---------- Records to use
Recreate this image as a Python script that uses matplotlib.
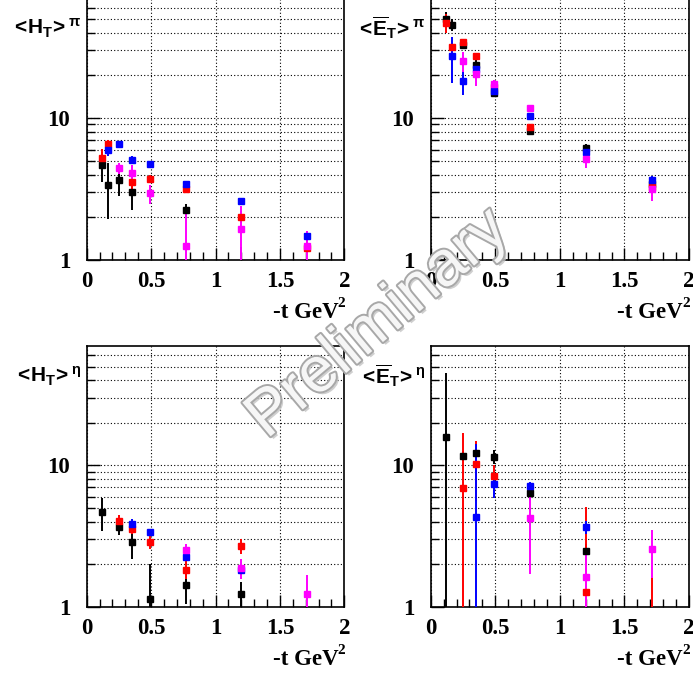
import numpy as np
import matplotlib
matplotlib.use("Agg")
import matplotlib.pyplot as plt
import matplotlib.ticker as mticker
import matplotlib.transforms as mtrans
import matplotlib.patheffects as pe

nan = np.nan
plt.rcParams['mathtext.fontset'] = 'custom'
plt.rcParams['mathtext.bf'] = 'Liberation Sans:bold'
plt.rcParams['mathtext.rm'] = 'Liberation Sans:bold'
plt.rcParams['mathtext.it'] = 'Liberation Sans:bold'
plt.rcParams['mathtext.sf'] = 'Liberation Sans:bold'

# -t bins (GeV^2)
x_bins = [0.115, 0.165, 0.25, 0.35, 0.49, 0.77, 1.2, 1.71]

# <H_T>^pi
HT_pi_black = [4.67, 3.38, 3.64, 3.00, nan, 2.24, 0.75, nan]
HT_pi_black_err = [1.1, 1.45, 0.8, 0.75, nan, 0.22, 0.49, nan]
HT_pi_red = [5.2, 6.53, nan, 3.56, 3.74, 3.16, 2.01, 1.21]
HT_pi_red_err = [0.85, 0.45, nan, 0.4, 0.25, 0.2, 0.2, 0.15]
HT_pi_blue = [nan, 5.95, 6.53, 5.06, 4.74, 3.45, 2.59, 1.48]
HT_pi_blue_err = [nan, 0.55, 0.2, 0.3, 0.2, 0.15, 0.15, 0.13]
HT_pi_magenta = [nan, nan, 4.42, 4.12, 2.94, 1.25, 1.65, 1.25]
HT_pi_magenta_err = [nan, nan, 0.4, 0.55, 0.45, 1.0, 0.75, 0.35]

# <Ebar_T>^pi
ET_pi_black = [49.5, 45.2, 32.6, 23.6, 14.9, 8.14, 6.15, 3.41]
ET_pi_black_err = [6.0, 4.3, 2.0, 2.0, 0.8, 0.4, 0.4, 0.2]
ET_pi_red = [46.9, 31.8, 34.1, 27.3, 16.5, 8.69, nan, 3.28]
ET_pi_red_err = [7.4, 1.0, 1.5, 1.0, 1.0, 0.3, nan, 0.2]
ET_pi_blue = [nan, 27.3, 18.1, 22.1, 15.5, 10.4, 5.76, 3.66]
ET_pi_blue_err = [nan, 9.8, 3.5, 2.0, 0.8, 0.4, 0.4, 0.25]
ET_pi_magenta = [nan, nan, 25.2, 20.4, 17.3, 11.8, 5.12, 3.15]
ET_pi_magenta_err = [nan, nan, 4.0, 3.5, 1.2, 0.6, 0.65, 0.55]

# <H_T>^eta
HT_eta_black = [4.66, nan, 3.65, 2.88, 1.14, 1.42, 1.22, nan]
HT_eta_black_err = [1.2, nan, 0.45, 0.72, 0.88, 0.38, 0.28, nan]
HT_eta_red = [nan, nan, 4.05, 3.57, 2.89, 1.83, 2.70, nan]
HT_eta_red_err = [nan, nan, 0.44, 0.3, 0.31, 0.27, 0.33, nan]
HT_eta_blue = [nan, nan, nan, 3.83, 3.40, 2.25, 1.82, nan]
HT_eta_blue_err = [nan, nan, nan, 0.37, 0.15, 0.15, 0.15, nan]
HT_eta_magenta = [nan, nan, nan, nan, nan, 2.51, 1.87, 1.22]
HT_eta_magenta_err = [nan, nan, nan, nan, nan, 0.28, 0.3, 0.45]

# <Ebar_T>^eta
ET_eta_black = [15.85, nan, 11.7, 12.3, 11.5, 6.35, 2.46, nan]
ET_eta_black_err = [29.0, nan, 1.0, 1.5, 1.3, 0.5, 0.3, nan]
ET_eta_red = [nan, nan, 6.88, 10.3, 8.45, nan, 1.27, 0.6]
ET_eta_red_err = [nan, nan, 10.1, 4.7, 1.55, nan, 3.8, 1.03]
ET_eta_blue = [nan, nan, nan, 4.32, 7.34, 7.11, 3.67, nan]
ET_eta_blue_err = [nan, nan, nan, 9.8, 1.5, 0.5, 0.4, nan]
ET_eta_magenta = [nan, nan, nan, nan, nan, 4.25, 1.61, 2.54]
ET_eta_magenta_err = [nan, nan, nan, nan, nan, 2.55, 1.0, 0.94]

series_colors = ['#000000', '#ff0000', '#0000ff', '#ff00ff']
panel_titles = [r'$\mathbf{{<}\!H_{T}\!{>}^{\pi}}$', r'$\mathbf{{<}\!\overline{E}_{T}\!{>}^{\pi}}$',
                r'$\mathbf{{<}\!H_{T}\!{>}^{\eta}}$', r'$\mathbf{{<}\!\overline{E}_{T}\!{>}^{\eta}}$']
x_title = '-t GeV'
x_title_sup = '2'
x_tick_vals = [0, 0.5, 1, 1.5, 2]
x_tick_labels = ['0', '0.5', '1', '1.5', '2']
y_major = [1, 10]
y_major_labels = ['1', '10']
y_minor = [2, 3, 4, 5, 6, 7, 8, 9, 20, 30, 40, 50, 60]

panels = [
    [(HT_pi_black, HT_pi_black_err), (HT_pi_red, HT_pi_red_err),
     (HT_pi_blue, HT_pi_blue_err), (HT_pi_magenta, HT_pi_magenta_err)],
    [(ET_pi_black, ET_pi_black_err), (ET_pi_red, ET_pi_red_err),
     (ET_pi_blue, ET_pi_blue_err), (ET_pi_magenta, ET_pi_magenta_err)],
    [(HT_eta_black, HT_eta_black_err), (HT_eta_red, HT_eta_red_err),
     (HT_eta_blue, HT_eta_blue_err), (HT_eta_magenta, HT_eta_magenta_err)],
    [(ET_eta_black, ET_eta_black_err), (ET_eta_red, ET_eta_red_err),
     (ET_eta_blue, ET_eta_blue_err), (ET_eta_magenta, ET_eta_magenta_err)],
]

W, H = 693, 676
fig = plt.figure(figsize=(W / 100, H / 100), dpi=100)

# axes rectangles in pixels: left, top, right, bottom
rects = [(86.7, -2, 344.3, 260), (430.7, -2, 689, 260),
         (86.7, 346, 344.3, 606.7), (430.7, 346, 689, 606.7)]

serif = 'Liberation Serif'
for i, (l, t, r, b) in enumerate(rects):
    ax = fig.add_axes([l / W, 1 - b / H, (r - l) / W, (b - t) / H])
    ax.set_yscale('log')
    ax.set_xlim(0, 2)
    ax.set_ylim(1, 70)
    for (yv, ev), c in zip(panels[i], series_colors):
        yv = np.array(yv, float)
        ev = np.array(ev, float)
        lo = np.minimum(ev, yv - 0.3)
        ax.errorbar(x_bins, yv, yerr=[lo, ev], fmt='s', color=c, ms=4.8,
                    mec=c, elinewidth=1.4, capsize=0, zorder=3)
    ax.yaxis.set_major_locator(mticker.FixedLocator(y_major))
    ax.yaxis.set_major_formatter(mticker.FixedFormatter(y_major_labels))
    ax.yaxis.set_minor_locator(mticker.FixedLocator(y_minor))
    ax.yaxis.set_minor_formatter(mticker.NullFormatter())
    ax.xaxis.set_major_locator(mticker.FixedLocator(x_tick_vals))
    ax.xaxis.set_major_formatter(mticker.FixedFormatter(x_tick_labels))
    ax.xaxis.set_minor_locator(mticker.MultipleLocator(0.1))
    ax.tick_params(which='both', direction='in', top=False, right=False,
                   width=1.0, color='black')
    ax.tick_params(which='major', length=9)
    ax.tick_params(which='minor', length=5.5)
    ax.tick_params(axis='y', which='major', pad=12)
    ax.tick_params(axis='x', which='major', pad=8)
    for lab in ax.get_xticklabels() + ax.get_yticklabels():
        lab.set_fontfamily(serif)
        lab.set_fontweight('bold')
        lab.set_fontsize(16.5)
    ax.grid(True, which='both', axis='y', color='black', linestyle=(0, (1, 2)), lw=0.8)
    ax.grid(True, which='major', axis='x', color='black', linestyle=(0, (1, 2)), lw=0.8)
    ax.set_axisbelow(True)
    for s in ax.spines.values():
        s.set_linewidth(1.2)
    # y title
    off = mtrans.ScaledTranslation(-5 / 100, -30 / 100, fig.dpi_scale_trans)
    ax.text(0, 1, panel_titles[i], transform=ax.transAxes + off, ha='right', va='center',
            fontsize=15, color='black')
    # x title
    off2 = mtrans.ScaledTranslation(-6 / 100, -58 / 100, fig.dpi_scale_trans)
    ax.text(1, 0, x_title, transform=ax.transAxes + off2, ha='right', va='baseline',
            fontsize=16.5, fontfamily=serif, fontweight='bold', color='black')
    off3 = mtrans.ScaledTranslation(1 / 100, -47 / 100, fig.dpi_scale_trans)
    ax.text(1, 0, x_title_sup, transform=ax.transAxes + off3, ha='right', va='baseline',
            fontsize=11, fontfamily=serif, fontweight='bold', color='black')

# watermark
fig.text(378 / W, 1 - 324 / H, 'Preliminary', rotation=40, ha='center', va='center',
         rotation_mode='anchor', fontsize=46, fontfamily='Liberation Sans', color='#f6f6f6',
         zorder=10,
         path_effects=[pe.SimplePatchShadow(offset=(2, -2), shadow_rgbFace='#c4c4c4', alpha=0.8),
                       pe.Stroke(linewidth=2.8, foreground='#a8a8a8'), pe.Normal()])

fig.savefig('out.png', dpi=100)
--------------------
---------- Records to use
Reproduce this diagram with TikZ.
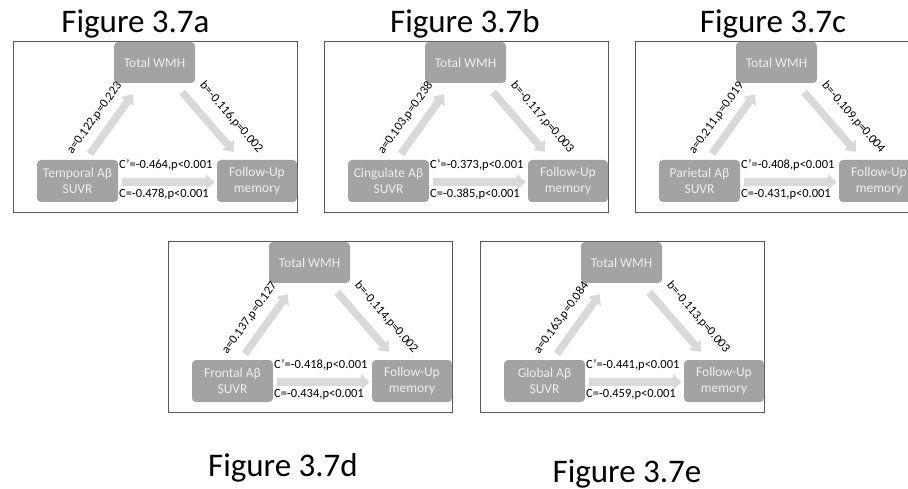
--------------------
---------- Records to use
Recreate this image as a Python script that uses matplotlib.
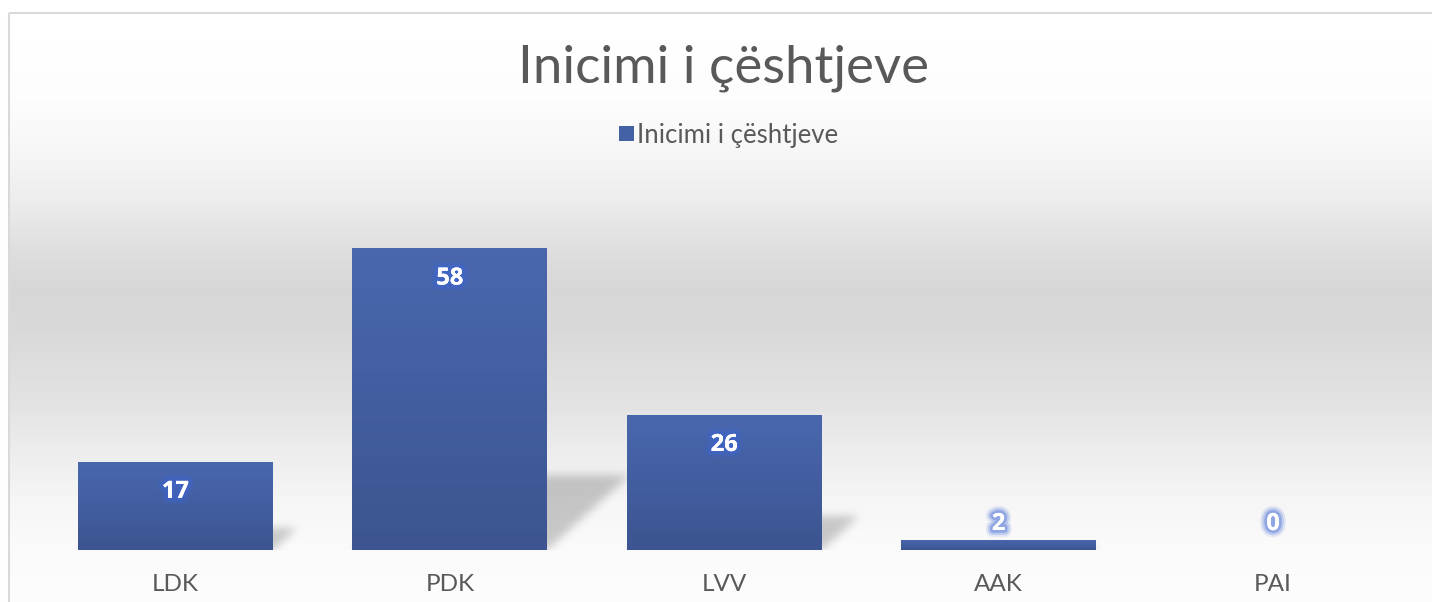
--------------------
- Aim of the exercise
Look through the listing and extract every line with "matplotlib" in it.

- Correct answer
Recreate this image as a Python script that uses matplotlib.
import matplotlib
matplotlib.use("Agg")
import matplotlib.pyplot as plt
import matplotlib.ticker as mticker
import matplotlib.transforms as mtrans
import matplotlib.patheffects as pe
Recreate this image as a Python script that uses matplotlib.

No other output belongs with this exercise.